▶ **Data to process**:
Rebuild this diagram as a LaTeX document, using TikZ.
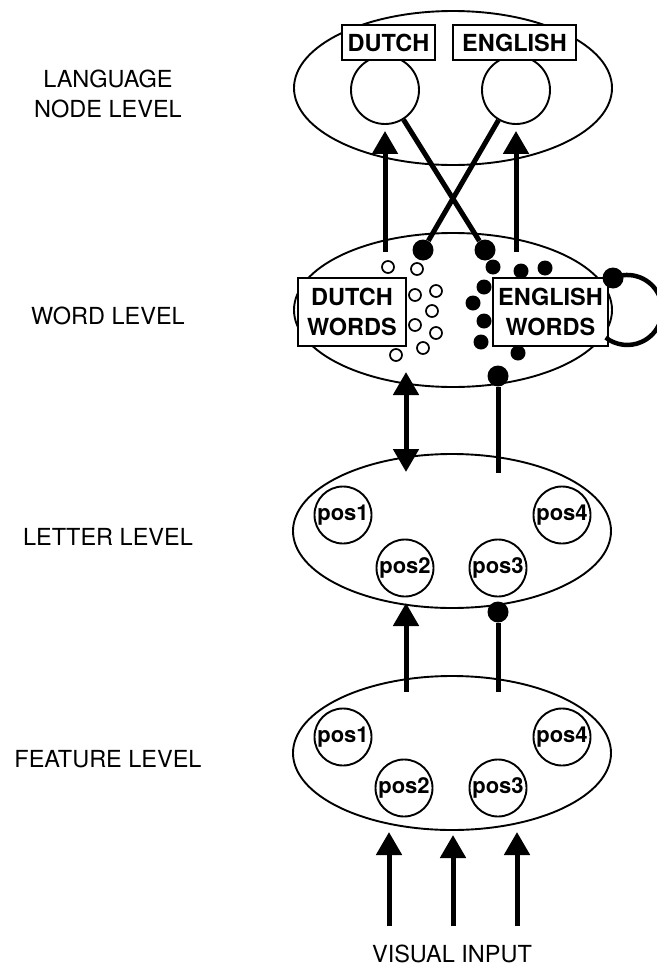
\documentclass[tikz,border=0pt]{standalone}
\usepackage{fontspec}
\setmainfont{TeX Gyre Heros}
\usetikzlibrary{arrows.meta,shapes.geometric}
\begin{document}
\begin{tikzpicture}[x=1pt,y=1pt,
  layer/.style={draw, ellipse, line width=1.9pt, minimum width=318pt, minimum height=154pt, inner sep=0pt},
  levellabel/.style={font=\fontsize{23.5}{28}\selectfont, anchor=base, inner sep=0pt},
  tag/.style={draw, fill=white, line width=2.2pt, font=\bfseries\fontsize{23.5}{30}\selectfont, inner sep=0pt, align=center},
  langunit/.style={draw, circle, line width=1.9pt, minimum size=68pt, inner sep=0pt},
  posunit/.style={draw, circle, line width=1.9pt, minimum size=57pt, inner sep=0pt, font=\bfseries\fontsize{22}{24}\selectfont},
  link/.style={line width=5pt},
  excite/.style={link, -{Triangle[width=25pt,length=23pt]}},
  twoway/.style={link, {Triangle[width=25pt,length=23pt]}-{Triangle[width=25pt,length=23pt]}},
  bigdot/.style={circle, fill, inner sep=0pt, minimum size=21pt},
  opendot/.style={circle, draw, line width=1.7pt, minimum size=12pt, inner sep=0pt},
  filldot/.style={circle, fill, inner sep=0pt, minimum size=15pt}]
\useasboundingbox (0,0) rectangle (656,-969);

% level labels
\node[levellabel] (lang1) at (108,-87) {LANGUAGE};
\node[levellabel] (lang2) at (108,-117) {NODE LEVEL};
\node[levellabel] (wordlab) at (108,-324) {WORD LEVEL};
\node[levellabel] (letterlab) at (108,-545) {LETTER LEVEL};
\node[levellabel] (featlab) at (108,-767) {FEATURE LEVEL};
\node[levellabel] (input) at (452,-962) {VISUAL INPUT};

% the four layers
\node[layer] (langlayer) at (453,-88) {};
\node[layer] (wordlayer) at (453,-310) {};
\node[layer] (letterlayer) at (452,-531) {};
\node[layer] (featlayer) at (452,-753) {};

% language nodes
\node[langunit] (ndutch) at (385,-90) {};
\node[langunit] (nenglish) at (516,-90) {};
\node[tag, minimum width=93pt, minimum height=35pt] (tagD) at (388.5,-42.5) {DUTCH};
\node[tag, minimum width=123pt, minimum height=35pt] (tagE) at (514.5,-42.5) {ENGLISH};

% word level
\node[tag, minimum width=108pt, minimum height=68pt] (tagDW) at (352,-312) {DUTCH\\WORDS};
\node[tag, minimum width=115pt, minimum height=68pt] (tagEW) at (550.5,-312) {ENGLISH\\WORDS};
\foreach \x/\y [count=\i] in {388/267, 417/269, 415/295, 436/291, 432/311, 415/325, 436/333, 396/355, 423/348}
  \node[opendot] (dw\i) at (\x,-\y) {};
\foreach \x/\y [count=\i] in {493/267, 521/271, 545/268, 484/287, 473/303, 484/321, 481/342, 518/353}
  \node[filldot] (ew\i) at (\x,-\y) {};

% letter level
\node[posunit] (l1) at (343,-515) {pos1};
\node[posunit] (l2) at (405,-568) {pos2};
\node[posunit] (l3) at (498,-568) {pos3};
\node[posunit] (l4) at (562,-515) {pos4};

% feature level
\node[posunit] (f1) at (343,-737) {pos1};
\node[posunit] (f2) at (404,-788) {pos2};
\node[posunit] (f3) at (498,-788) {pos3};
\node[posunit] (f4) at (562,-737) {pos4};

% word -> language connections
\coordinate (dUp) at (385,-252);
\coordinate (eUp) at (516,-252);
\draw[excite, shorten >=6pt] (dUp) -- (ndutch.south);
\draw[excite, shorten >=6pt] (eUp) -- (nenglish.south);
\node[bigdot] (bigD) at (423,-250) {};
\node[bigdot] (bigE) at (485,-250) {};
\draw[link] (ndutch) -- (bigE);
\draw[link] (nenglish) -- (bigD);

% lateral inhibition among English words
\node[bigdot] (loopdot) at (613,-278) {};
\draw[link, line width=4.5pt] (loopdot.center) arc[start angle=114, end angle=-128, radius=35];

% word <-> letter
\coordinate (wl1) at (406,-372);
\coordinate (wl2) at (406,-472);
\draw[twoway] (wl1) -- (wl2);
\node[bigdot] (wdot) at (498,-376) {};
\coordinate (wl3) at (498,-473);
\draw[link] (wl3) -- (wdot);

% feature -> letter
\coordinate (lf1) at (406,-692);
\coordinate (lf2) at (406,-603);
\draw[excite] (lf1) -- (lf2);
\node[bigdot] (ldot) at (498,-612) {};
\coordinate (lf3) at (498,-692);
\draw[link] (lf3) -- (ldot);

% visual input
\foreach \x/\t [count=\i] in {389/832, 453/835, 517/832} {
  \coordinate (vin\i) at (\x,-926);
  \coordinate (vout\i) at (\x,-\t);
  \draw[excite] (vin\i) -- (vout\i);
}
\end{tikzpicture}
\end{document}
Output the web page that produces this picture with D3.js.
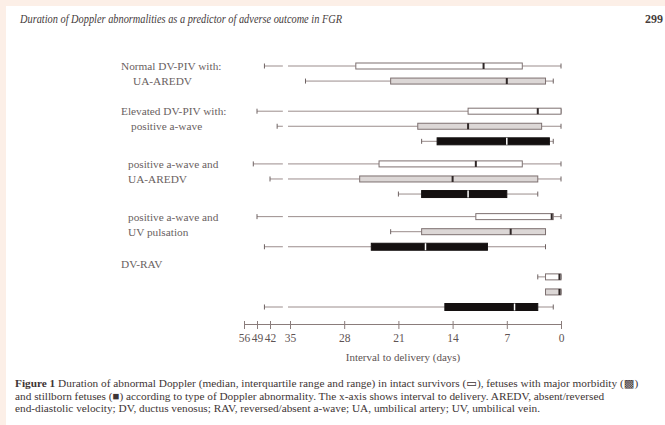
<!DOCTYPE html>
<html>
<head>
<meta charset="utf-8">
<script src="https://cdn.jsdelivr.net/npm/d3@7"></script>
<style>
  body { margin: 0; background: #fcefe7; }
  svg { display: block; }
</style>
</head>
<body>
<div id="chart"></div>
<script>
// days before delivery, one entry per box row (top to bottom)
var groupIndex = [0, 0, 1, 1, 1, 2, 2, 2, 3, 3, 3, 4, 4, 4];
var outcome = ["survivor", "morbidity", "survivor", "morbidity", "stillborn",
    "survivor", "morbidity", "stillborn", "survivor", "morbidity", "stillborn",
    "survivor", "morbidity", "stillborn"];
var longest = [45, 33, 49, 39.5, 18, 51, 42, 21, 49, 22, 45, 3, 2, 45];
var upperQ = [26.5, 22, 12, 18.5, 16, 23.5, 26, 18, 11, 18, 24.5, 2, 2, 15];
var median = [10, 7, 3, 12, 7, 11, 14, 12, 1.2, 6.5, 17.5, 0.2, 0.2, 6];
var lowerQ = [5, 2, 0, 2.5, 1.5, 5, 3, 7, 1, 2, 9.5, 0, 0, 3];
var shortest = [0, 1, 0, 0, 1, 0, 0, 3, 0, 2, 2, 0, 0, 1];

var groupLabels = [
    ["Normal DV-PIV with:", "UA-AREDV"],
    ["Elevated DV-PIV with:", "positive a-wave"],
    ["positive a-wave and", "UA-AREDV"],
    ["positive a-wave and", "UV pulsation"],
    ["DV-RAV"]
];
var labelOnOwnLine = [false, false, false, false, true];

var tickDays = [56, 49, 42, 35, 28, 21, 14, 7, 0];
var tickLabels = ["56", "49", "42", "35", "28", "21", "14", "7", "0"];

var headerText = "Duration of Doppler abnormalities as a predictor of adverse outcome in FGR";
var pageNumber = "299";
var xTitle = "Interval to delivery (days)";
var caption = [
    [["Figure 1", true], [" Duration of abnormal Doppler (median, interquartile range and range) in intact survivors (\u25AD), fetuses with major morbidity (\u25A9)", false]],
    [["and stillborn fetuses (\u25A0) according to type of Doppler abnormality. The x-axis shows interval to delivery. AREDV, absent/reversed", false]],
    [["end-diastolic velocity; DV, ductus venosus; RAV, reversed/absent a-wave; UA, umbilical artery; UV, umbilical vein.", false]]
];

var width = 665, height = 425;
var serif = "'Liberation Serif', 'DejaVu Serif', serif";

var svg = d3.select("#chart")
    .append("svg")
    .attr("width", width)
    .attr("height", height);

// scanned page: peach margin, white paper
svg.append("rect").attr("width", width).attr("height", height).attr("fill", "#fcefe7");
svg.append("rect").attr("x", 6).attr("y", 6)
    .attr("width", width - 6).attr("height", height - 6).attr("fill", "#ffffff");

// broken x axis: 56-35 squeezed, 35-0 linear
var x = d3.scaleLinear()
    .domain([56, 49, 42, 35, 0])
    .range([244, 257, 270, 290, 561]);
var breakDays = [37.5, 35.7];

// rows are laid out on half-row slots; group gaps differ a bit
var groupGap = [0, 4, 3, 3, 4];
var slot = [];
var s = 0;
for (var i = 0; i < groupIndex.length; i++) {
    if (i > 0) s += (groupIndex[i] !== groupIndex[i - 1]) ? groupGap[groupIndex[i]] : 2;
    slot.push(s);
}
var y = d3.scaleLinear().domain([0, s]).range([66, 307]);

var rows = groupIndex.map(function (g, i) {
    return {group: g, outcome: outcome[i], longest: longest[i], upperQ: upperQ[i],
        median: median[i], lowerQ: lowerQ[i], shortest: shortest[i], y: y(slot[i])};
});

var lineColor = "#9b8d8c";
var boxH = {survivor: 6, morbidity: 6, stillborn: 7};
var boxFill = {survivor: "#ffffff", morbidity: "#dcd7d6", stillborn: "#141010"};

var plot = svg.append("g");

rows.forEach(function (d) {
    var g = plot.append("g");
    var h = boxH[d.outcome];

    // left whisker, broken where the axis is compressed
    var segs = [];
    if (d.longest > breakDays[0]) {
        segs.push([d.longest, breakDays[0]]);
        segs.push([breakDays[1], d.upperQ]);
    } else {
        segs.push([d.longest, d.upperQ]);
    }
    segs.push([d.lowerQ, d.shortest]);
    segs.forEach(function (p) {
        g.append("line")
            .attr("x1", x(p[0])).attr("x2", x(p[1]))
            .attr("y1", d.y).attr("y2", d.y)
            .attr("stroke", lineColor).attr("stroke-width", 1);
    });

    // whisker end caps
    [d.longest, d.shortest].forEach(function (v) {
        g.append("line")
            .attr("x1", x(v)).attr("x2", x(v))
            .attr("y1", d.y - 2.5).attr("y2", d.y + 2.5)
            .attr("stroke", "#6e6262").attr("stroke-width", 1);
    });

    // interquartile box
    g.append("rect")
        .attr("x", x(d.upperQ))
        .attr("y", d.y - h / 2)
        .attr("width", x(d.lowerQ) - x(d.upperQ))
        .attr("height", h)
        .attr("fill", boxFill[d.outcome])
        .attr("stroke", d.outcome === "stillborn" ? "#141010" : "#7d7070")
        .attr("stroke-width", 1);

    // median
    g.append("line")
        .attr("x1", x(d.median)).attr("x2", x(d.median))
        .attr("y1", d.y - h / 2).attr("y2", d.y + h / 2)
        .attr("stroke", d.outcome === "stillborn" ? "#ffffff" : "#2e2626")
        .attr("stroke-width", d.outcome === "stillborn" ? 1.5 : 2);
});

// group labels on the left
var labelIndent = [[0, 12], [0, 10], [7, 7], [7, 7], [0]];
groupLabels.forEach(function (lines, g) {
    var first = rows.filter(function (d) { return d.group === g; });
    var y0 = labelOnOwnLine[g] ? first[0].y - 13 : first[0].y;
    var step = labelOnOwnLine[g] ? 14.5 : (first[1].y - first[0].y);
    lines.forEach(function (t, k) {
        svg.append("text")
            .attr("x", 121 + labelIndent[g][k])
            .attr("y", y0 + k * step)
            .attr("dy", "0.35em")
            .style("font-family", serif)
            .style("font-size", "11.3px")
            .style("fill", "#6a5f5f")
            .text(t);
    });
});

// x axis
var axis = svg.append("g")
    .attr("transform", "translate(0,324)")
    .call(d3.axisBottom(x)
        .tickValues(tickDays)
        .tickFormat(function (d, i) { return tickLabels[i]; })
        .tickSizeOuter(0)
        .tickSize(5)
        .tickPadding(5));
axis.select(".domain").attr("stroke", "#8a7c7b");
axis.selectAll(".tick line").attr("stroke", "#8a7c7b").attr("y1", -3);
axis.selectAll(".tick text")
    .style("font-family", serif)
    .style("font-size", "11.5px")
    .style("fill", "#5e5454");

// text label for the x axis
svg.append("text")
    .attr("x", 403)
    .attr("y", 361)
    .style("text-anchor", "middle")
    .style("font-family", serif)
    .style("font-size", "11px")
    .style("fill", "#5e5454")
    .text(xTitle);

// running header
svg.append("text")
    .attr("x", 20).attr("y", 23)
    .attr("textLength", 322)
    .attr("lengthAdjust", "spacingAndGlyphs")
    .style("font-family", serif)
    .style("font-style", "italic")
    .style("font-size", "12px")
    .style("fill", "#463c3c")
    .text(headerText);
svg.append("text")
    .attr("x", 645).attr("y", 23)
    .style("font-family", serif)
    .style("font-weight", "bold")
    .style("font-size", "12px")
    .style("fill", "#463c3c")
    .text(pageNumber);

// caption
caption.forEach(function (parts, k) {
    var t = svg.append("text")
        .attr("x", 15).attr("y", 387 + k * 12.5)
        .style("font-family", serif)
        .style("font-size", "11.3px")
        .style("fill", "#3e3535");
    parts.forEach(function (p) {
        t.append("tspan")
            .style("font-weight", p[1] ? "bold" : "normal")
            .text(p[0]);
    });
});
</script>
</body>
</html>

▶ **What to work on**: Gather each line from the entries above that includes the word "this".

▶ **Answer to the exercise**:
Rebuild this diagram as a LaTeX document, using TikZ.
Output the web page that produces this picture with D3.js.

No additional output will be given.